Dr. Dmitry A. Shcheglov
A ‘Canon’ of Hellenistic Geographers?
Chair: Samantha Sink | Trinity College Dublin
Abstract | Ancient geographical sources stand out among other Greco-Roman scholarly literature for their relatively frequent practice of listing prominent predecessors or simply citing them. These lists largely determine how the history of ancient geography is narrated today. Predictably, modern narratives foreground the same well-known figures (e.g., Eratosthenes, Strabo, Ptolemy, etc). This prominence largely reflects the fact that geographical literature underwent selection processes similar to those observed in other fields, resulting in the emergence of established canons of major poets, dramatists, orators, and historians.
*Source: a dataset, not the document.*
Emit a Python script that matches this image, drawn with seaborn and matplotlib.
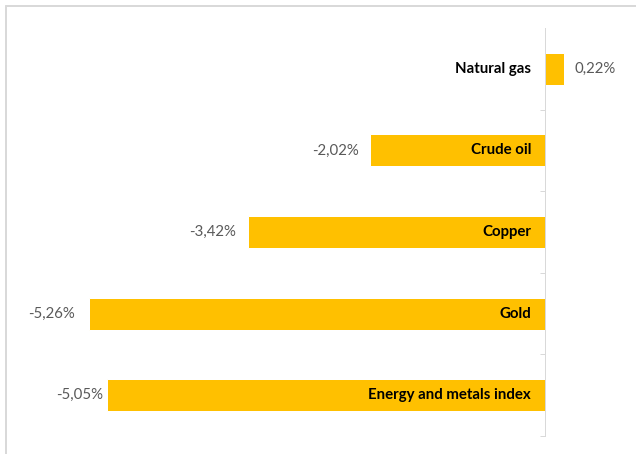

To assess how stable the “canon” (a term applicable here only in a loose sense) of ancient geographers was, and how many authors may have fallen outside the standard histories of ancient geography, I propose a comparative analysis of the lists provided by different sources. The most detailed and authoritative among these—Strabo for the entire Hellenistic era, and Eratosthenes (known to us primarily through Strabo) for the preceding period—offer a convenient baseline for this comparison.
The main question I ultimately seek to address is: to what extent can the modern narrative of ancient geography be considered reliable, and how might it have differed had the corpus of surviving sources been different?